Пепа сказал, чтобы я не беспокоилась, что йога не может навредить Каченке, но если ему покажется, что она начинает заикаться, то он сразу запретит ей заниматься. Только вот из театра Каченку, даже если она будет красивой и будет прекрасно говорить, все равно могут выгнать. И Пепу тоже. Пепа не хотел мне об этом рассказывать, чтобы я не забивала себе голову, пока я еще маленькая, но я это отлично знаю, хотя Пепа и делает вид, что он веселый. Каченка уже даже не делает вид, потому что ей понятно, что против нее сговорились.
Неудивительно, что она становится от этого угрюмой, я же знаю, что это такое. В Закопах против меня однажды сговорились все мальчики из соседних домов и каждый, кто меня встречал, говорил мне: «Ты умрешь».
Я не то чтобы боялась, что и правда умру, но все же больше мне понравилось бы, если бы они говорили, например, «привет» или «как дела». И уже совсем не хотелось выходить на улицу, хотя светило солнце и были каникулы. К счастью, мы потом поехали в Болгарию, а когда вернулись, то со мной опять все здоровались как обычно: «Салют, сарделька».

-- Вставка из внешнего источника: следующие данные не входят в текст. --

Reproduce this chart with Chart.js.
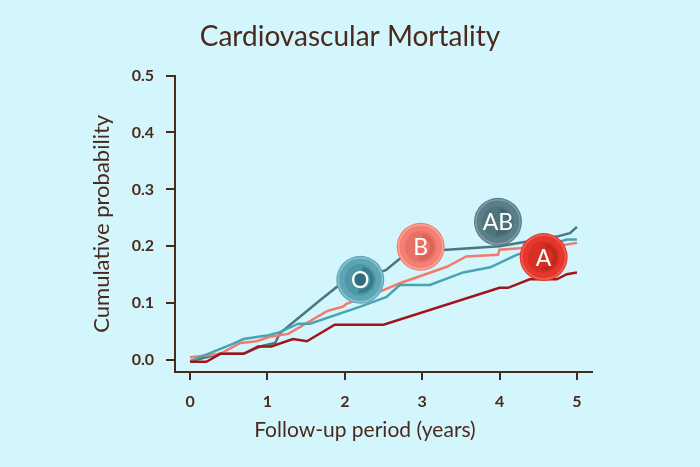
<!DOCTYPE html>
<html>
<head>
<meta charset="utf-8">
<script src="https://cdn.jsdelivr.net/npm/chart.js@4.4.1/dist/chart.umd.min.js"></script>
<style>
  html, body { margin: 0; padding: 0; background: #d3f6fc; }
  #wrap { width: 700px; height: 467px; }
</style>
</head>
<body>
<div id="wrap"><canvas id="chart" width="700" height="467"></canvas></div>
<script>
// --- data ---
const xTicks = [0, 1, 2, 3, 4, 5];
const yTicks = [0, 0.1, 0.2, 0.3, 0.4, 0.5];

const yearsA = [0, 0.21, 0.39, 0.69, 0.88, 1.05, 1.33, 1.51, 1.87, 2.5, 4.0, 4.11, 4.39, 4.74, 4.87, 5.0];
const probA  = [-0.003, -0.003, 0.011, 0.011, 0.024, 0.024, 0.037, 0.033, 0.062, 0.062, 0.127, 0.127, 0.142, 0.142, 0.151, 0.154];

const yearsB = [0, 0.21, 0.39, 0.65, 0.86, 1.03, 1.27, 1.77, 1.98, 2.02, 2.5, 2.71, 3.32, 3.57, 3.98, 4.0, 4.22, 4.87, 5.0];
const probB  = [0.005, 0.008, 0.011, 0.030, 0.033, 0.041, 0.046, 0.086, 0.094, 0.099, 0.123, 0.135, 0.164, 0.182, 0.185, 0.194, 0.196, 0.203, 0.206];

const yearsAB = [0, 0.39, 0.69, 0.93, 1.10, 1.16, 1.68, 1.90, 2.53, 2.69, 2.85, 3.32, 4.0, 4.74, 4.91, 5.0];
const probAB  = [-0.002, 0.011, 0.011, 0.025, 0.030, 0.047, 0.105, 0.129, 0.158, 0.176, 0.190, 0.194, 0.200, 0.217, 0.223, 0.234];

const yearsO = [0, 0.56, 0.69, 0.99, 1.16, 1.40, 1.55, 2.2, 2.54, 2.71, 3.10, 3.53, 3.88, 4.22, 4.87, 5.0];
const probO  = [-0.002, 0.029, 0.037, 0.043, 0.049, 0.064, 0.064, 0.094, 0.111, 0.132, 0.132, 0.154, 0.163, 0.185, 0.212, 0.212];

// blood cell badges (label positions in data units)
const cellLabels = ['O', 'B', 'AB', 'A'];
const cellX = [2.20, 2.98, 3.98, 4.57];
const cellY = [0.141, 0.199, 0.243, 0.181];

const X_TITLE = 'Follow-up period (years)';
const BROWN = '#4b2a1d';
const cellStyle = {
    O:  { base: '#5ea6b5', rim: '#86c3cf', inner: '#4f97a6', swirl: '#2f6f7e' },
    B:  { base: '#f47f72', rim: '#f9a597', inner: '#e87064', swirl: '#d65f56' },
    AB: { base: '#5b7f88', rim: '#7f9ca4', inner: '#50747d', swirl: '#40626b' },
    A:  { base: '#e5372c', rim: '#f25f52', inner: '#d62f25', swirl: '#b8231a' }
};

const pts = (xs, ys) => xs.map((x, i) => ({ x: x, y: ys[i] }));

const bgPlugin = {
    id: 'bg',
    beforeDraw(chart) {
        const ctx = chart.ctx;
        ctx.save();
        ctx.fillStyle = '#d3f6fc';
        ctx.fillRect(0, 0, chart.width, chart.height);
        ctx.restore();
    }
};

// x title sits a little left of the plot centre in the original, so draw it here
const xTitlePlugin = {
    id: 'xTitle',
    afterDraw(chart) {
        const ctx = chart.ctx;
        const xs = chart.scales.x;
        ctx.save();
        ctx.fillStyle = BROWN;
        ctx.font = '21px Lato';
        ctx.textAlign = 'center';
        ctx.textBaseline = 'middle';
        ctx.fillText(X_TITLE, xs.getPixelForValue(2.26), xs.bottom - 37);
        ctx.restore();
    }
};

const cellPlugin = {
    id: 'cells',
    afterDatasetsDraw(chart) {
        const ctx = chart.ctx;
        const xs = chart.scales.x, ys = chart.scales.y;
        const r = 24;
        cellLabels.forEach((lab, i) => {
            const s = cellStyle[lab];
            const cx = xs.getPixelForValue(cellX[i]);
            const cy = ys.getPixelForValue(cellY[i]);
            ctx.save();
            // disc
            ctx.beginPath();
            ctx.arc(cx, cy, r, 0, Math.PI * 2);
            ctx.fillStyle = s.base;
            ctx.fill();
            // light rim
            ctx.beginPath();
            ctx.arc(cx, cy, r - 2, 0, Math.PI * 2);
            ctx.strokeStyle = s.rim;
            ctx.lineWidth = 1.5;
            ctx.stroke();
            // concave centre
            ctx.beginPath();
            ctx.arc(cx, cy, r * 0.66, 0, Math.PI * 2);
            ctx.fillStyle = s.inner;
            ctx.fill();
            // swirl
            ctx.beginPath();
            ctx.arc(cx, cy, r * 0.48, -Math.PI * 0.45, Math.PI * 0.55);
            ctx.strokeStyle = s.swirl;
            ctx.lineWidth = 4;
            ctx.globalAlpha = 0.7;
            ctx.stroke();
            ctx.globalAlpha = 1;
            if (lab === 'O') {
                ctx.beginPath();
                ctx.arc(cx, cy + 1, 7, 0, Math.PI * 2);
                ctx.fillStyle = '#2f6f7e';
                ctx.fill();
            }
            ctx.fillStyle = '#ffffff';
            ctx.font = '23px Lato';
            ctx.textAlign = 'center';
            ctx.textBaseline = 'middle';
            ctx.fillText(lab, cx, cy + 1);
            ctx.restore();
        });
    }
};

const lineDs = (label, xs, ys, color) => ({
    label: label,
    data: pts(xs, ys),
    borderColor: color,
    backgroundColor: color,
    borderWidth: 2.5,
    pointRadius: 0,
    tension: 0,
    fill: false
});

Chart.defaults.font.family = 'Lato';
Chart.defaults.color = BROWN;

new Chart(document.getElementById('chart'), {
    type: 'line',
    data: {
        datasets: [
            lineDs('A', yearsA, probA, '#a3141a'),
            lineDs('O', yearsO, probO, '#4aa3b0'),
            lineDs('B', yearsB, probB, '#f27b6e'),
            lineDs('AB', yearsAB, probAB, '#4a7680')
        ]
    },
    options: {
        responsive: false,
        animation: false,
        layout: { padding: { left: 54, right: 54, top: 0, bottom: 0 } },
        plugins: {
            legend: { display: false },
            tooltip: { enabled: false },
            title: {
                display: true,
                text: 'Cardiovascular Mortality',
                color: BROWN,
                font: { size: 28, weight: 'normal' },
                padding: { top: 20, bottom: 22 }
            }
        },
        scales: {
            x: {
                type: 'linear',
                min: -0.195,
                max: 5.195,
                afterBuildTicks: s => { s.ticks = xTicks.map(v => ({ value: v })); },
                afterFit: s => { s.height = 95; },
                grid: { drawOnChartArea: false, drawTicks: true, tickLength: 8, color: BROWN, lineWidth: 2 },
                border: { display: true, color: BROWN, width: 2 },
                ticks: { padding: 12, color: BROWN, font: { size: 16, weight: 'bold' }, callback: v => String(v) },
                title: { display: false }
            },
            y: {
                type: 'linear',
                min: -0.021,
                max: 0.5,
                afterBuildTicks: s => { s.ticks = yTicks.map(v => ({ value: v })); },
                afterFit: s => { s.width = 121; },
                grid: { drawOnChartArea: false, drawTicks: true, tickLength: 9, color: BROWN, lineWidth: 2 },
                border: { display: true, color: BROWN, width: 2 },
                ticks: { padding: 12, color: BROWN, font: { size: 16, weight: 'bold' }, callback: v => v.toFixed(1) },
                title: {
                    display: true,
                    text: 'Cumulative probability',
                    color: BROWN,
                    font: { size: 22 },
                    padding: { top: 35, bottom: 0 }
                }
            },
            // empty spacer on the right so the plot ends where the reference's does
            spacer: {
                type: 'linear',
                position: 'right',
                display: true,
                afterFit: s => { s.width = 54; },
                grid: { display: false },
                border: { display: false },
                ticks: { display: false }
            }
        }
    },
    plugins: [bgPlugin, cellPlugin, xTitlePlugin]
});
</script>
</body>
</html>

Каченке пока что никто не говорил никаких гадостей, но в театре это делается по-другому. Заговор распознается так: тому, к кому перестают хорошо относиться, начинают давать только роли статистов, а потом вообще ничего. Быть статистом – значит, например, в «Укрощении строптивой» вместо строптивой играть ее горничную. Каченка в предпоследней постановке как раз играла какую-то горничную, а в последней – женщину, которая один раз проходит через сцену с барабаном и вообще ничего не говорит. Так что думаю, она по-настоящему в опасности.